Work instructions —
Can you write out all of the material below, word for word?

— BEGIN Information supplied —

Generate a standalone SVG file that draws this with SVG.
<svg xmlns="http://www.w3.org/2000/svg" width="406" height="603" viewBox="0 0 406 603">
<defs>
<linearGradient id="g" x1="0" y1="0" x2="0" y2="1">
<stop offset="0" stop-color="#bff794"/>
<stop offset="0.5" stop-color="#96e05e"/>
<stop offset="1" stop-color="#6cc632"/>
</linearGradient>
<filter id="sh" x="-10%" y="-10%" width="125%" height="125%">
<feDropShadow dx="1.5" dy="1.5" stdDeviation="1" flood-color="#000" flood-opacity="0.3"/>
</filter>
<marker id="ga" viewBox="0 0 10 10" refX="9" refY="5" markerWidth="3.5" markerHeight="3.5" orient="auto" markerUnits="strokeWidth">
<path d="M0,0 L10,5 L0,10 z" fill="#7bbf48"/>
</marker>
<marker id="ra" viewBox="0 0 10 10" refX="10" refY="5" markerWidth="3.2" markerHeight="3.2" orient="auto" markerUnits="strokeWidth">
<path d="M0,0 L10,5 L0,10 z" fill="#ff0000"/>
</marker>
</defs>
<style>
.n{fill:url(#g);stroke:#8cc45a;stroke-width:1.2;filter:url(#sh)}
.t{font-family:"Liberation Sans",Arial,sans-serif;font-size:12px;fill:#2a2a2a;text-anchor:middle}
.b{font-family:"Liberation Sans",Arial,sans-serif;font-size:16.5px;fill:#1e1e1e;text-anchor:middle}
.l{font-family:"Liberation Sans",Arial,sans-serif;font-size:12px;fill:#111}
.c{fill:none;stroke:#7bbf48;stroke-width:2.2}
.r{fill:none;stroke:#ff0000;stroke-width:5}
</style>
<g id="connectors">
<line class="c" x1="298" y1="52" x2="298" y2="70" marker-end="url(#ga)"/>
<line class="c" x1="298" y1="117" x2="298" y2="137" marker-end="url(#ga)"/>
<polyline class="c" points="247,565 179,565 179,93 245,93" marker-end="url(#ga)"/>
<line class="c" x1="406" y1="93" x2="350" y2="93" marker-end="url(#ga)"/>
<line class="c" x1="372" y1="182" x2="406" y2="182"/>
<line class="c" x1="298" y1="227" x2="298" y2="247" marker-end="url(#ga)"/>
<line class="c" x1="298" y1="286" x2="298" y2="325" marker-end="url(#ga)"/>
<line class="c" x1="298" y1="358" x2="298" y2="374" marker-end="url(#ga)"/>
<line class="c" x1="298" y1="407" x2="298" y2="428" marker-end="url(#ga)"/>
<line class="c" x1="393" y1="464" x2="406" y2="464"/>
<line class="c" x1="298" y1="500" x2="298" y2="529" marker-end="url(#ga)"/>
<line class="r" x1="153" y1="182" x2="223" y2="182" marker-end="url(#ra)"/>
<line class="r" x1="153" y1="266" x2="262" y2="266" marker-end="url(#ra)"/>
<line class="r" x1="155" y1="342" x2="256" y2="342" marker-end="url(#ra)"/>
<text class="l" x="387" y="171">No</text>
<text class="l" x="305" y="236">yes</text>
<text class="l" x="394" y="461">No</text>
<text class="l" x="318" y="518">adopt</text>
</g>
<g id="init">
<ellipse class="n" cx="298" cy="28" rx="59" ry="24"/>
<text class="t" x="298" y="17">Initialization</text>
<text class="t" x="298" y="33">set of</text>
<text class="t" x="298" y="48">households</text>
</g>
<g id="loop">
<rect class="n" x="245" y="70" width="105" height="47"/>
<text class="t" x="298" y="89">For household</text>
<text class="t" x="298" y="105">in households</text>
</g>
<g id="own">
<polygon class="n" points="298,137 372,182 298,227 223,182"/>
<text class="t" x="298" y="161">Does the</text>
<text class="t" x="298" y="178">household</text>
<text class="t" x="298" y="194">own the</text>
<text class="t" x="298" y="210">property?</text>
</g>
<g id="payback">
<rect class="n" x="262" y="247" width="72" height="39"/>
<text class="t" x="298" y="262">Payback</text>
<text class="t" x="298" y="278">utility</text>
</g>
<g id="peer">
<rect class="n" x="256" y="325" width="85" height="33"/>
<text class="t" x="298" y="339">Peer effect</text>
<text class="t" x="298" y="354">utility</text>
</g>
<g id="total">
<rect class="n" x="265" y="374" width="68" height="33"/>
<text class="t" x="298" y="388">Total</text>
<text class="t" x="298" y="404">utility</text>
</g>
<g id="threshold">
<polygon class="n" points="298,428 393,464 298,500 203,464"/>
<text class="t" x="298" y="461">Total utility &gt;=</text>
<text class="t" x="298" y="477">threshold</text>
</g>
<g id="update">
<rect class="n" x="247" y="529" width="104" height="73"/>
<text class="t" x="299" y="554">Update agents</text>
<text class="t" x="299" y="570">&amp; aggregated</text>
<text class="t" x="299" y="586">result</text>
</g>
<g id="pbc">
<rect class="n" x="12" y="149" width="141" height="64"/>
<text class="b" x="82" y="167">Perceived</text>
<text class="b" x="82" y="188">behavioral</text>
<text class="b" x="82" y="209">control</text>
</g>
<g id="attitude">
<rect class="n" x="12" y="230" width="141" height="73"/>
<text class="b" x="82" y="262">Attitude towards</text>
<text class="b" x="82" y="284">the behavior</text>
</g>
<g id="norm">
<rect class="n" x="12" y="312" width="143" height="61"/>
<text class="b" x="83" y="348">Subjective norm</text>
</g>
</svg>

— END Information supplied —

Solution to this exercise —
Generate a standalone SVG file that draws this with SVG.
<svg xmlns="http://www.w3.org/2000/svg" width="406" height="603" viewBox="0 0 406 603">
<defs>
<linearGradient id="g" x1="0" y1="0" x2="0" y2="1">
<stop offset="0" stop-color="#bff794"/>
<stop offset="0.5" stop-color="#96e05e"/>
<stop offset="1" stop-color="#6cc632"/>
</linearGradient>
<filter id="sh" x="-10%" y="-10%" width="125%" height="125%">
<feDropShadow dx="1.5" dy="1.5" stdDeviation="1" flood-color="#000" flood-opacity="0.3"/>
</filter>
<marker id="ga" viewBox="0 0 10 10" refX="9" refY="5" markerWidth="3.5" markerHeight="3.5" orient="auto" markerUnits="strokeWidth">
<path d="M0,0 L10,5 L0,10 z" fill="#7bbf48"/>
</marker>
<marker id="ra" viewBox="0 0 10 10" refX="10" refY="5" markerWidth="3.2" markerHeight="3.2" orient="auto" markerUnits="strokeWidth">
<path d="M0,0 L10,5 L0,10 z" fill="#ff0000"/>
</marker>
</defs>
<style>
.n{fill:url(#g);stroke:#8cc45a;stroke-width:1.2;filter:url(#sh)}
.t{font-family:"Liberation Sans",Arial,sans-serif;font-size:12px;fill:#2a2a2a;text-anchor:middle}
.b{font-family:"Liberation Sans",Arial,sans-serif;font-size:16.5px;fill:#1e1e1e;text-anchor:middle}
.l{font-family:"Liberation Sans",Arial,sans-serif;font-size:12px;fill:#111}
.c{fill:none;stroke:#7bbf48;stroke-width:2.2}
.r{fill:none;stroke:#ff0000;stroke-width:5}
</style>
<g id="connectors">
<line class="c" x1="298" y1="52" x2="298" y2="70" marker-end="url(#ga)"/>
<line class="c" x1="298" y1="117" x2="298" y2="137" marker-end="url(#ga)"/>
<polyline class="c" points="247,565 179,565 179,93 245,93" marker-end="url(#ga)"/>
<line class="c" x1="406" y1="93" x2="350" y2="93" marker-end="url(#ga)"/>
<line class="c" x1="372" y1="182" x2="406" y2="182"/>
<line class="c" x1="298" y1="227" x2="298" y2="247" marker-end="url(#ga)"/>
<line class="c" x1="298" y1="286" x2="298" y2="325" marker-end="url(#ga)"/>
<line class="c" x1="298" y1="358" x2="298" y2="374" marker-end="url(#ga)"/>
<line class="c" x1="298" y1="407" x2="298" y2="428" marker-end="url(#ga)"/>
<line class="c" x1="393" y1="464" x2="406" y2="464"/>
<line class="c" x1="298" y1="500" x2="298" y2="529" marker-end="url(#ga)"/>
<line class="r" x1="153" y1="182" x2="223" y2="182" marker-end="url(#ra)"/>
<line class="r" x1="153" y1="266" x2="262" y2="266" marker-end="url(#ra)"/>
<line class="r" x1="155" y1="342" x2="256" y2="342" marker-end="url(#ra)"/>
<text class="l" x="387" y="171">No</text>
<text class="l" x="305" y="236">yes</text>
<text class="l" x="394" y="461">No</text>
<text class="l" x="318" y="518">adopt</text>
</g>
<g id="init">
<ellipse class="n" cx="298" cy="28" rx="59" ry="24"/>
<text class="t" x="298" y="17">Initialization</text>
<text class="t" x="298" y="33">set of</text>
<text class="t" x="298" y="48">households</text>
</g>
<g id="loop">
<rect class="n" x="245" y="70" width="105" height="47"/>
<text class="t" x="298" y="89">For household</text>
<text class="t" x="298" y="105">in households</text>
</g>
<g id="own">
<polygon class="n" points="298,137 372,182 298,227 223,182"/>
<text class="t" x="298" y="161">Does the</text>
<text class="t" x="298" y="178">household</text>
<text class="t" x="298" y="194">own the</text>
<text class="t" x="298" y="210">property?</text>
</g>
<g id="payback">
<rect class="n" x="262" y="247" width="72" height="39"/>
<text class="t" x="298" y="262">Payback</text>
<text class="t" x="298" y="278">utility</text>
</g>
<g id="peer">
<rect class="n" x="256" y="325" width="85" height="33"/>
<text class="t" x="298" y="339">Peer effect</text>
<text class="t" x="298" y="354">utility</text>
</g>
<g id="total">
<rect class="n" x="265" y="374" width="68" height="33"/>
<text class="t" x="298" y="388">Total</text>
<text class="t" x="298" y="404">utility</text>
</g>
<g id="threshold">
<polygon class="n" points="298,428 393,464 298,500 203,464"/>
<text class="t" x="298" y="461">Total utility &gt;=</text>
<text class="t" x="298" y="477">threshold</text>
</g>
<g id="update">
<rect class="n" x="247" y="529" width="104" height="73"/>
<text class="t" x="299" y="554">Update agents</text>
<text class="t" x="299" y="570">&amp; aggregated</text>
<text class="t" x="299" y="586">result</text>
</g>
<g id="pbc">
<rect class="n" x="12" y="149" width="141" height="64"/>
<text class="b" x="82" y="167">Perceived</text>
<text class="b" x="82" y="188">behavioral</text>
<text class="b" x="82" y="209">control</text>
</g>
<g id="attitude">
<rect class="n" x="12" y="230" width="141" height="73"/>
<text class="b" x="82" y="262">Attitude towards</text>
<text class="b" x="82" y="284">the behavior</text>
</g>
<g id="norm">
<rect class="n" x="12" y="312" width="143" height="61"/>
<text class="b" x="83" y="348">Subjective norm</text>
</g>
</svg>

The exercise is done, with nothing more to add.